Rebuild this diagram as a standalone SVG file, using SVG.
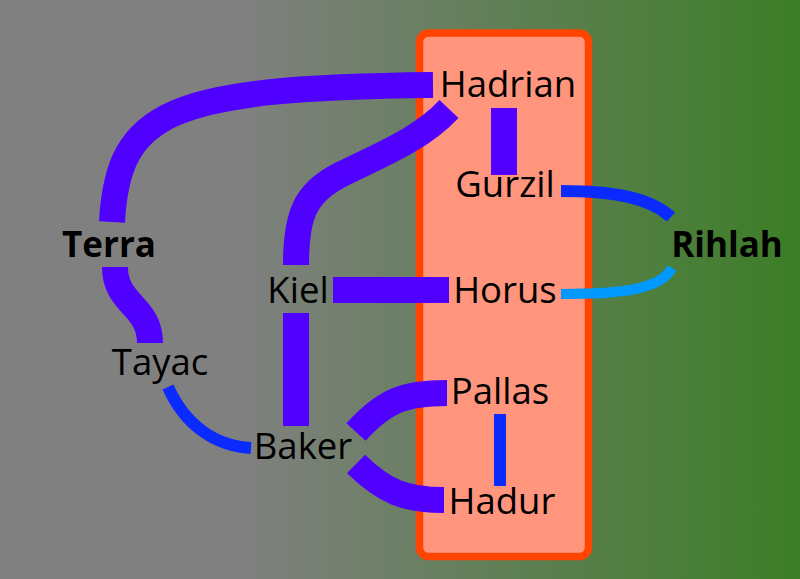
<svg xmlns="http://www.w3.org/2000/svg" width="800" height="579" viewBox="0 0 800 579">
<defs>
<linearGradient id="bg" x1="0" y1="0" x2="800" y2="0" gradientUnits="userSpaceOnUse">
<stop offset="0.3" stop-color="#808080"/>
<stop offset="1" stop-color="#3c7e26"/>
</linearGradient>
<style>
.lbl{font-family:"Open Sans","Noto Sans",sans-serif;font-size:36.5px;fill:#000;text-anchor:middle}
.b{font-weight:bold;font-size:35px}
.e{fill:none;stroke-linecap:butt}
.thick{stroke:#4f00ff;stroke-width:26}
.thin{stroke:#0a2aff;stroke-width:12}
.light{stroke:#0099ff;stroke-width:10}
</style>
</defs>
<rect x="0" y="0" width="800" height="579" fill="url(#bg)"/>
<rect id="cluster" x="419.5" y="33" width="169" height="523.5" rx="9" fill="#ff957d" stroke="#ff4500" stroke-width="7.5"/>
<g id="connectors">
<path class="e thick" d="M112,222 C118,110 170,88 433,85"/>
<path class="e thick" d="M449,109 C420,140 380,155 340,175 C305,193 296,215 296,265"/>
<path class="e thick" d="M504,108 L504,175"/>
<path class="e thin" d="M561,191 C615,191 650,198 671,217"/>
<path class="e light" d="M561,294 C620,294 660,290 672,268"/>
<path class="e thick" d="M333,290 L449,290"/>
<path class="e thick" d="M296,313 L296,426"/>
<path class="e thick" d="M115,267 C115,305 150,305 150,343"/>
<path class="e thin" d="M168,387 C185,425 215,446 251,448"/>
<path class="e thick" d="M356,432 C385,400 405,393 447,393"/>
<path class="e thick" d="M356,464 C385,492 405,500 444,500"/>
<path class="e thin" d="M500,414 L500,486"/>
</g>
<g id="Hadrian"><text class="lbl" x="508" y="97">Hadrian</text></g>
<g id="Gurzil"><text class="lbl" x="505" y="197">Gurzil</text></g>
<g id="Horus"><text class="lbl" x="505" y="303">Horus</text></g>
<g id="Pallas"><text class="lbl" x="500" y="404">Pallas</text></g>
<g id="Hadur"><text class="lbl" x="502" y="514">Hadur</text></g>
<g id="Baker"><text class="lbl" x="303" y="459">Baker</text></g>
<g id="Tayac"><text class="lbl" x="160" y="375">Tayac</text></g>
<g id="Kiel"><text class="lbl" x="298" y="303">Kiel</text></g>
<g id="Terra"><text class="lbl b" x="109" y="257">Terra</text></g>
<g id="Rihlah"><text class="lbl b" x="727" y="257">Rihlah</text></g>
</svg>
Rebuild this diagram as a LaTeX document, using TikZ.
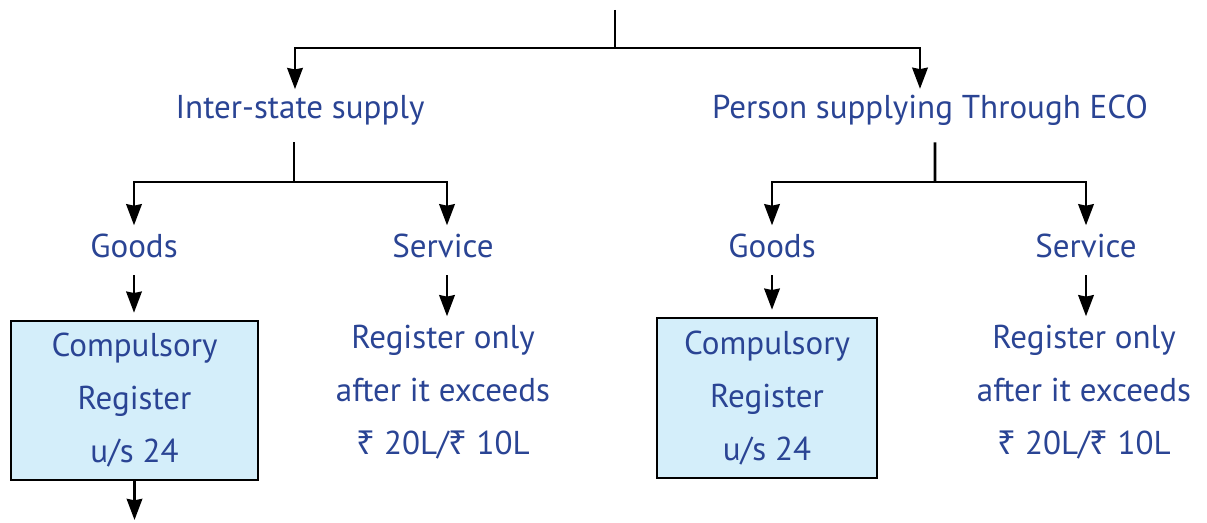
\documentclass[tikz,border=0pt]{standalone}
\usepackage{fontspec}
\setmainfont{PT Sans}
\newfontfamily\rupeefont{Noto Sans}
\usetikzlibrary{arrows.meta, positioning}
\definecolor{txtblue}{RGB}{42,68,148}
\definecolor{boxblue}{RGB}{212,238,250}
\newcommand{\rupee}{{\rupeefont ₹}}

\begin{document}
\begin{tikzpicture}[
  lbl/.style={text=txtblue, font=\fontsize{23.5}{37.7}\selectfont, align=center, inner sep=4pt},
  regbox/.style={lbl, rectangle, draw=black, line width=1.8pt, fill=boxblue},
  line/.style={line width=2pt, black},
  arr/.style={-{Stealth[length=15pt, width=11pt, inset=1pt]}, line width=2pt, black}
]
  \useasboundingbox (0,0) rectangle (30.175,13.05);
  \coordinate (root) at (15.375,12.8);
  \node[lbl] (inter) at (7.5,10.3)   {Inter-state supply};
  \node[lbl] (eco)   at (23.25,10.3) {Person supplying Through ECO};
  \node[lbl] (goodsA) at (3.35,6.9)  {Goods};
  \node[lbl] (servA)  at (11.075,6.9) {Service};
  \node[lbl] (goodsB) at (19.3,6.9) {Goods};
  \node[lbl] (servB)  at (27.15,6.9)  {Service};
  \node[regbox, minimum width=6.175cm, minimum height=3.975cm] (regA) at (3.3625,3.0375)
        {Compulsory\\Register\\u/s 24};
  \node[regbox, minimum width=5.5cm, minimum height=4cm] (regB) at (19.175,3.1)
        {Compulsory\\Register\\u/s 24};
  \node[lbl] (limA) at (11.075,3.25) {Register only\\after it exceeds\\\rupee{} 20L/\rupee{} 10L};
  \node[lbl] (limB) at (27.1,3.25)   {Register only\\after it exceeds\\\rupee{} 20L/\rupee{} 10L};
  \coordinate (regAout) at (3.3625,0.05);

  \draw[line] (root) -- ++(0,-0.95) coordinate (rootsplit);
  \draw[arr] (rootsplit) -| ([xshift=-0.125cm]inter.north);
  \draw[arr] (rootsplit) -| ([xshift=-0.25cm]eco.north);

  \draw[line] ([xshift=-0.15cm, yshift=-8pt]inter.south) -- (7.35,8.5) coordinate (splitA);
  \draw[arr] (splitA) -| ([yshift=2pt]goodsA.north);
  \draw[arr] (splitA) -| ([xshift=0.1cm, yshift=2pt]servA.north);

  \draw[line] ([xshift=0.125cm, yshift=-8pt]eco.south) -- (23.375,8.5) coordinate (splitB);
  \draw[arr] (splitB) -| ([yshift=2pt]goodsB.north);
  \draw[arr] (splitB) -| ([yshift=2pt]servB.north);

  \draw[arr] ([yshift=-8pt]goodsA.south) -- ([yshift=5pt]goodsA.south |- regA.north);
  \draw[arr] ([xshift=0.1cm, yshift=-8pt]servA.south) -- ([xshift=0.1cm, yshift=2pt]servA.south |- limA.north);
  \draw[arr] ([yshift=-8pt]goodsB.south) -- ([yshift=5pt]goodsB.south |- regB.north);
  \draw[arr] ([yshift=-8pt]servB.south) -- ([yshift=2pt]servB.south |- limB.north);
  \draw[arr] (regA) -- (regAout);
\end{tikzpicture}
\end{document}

--

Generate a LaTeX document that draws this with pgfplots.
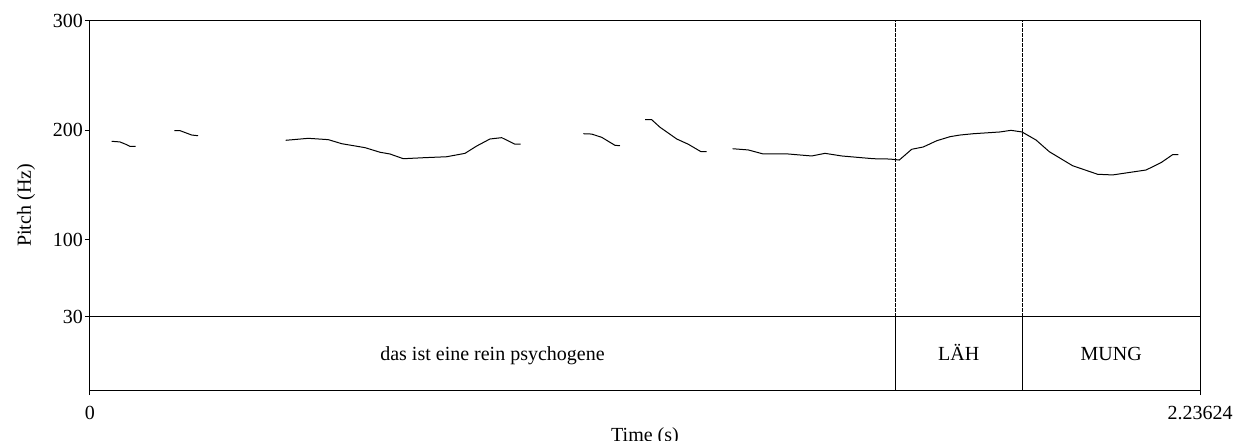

TASK TO CARRY OUT:
Scan the records for the string "diagram". Copy each line in which it appears.

ANSWER FOR THIS EXERCISE:
Rebuild this diagram as a standalone SVG file, using SVG.
Rebuild this diagram as a LaTeX document, using TikZ.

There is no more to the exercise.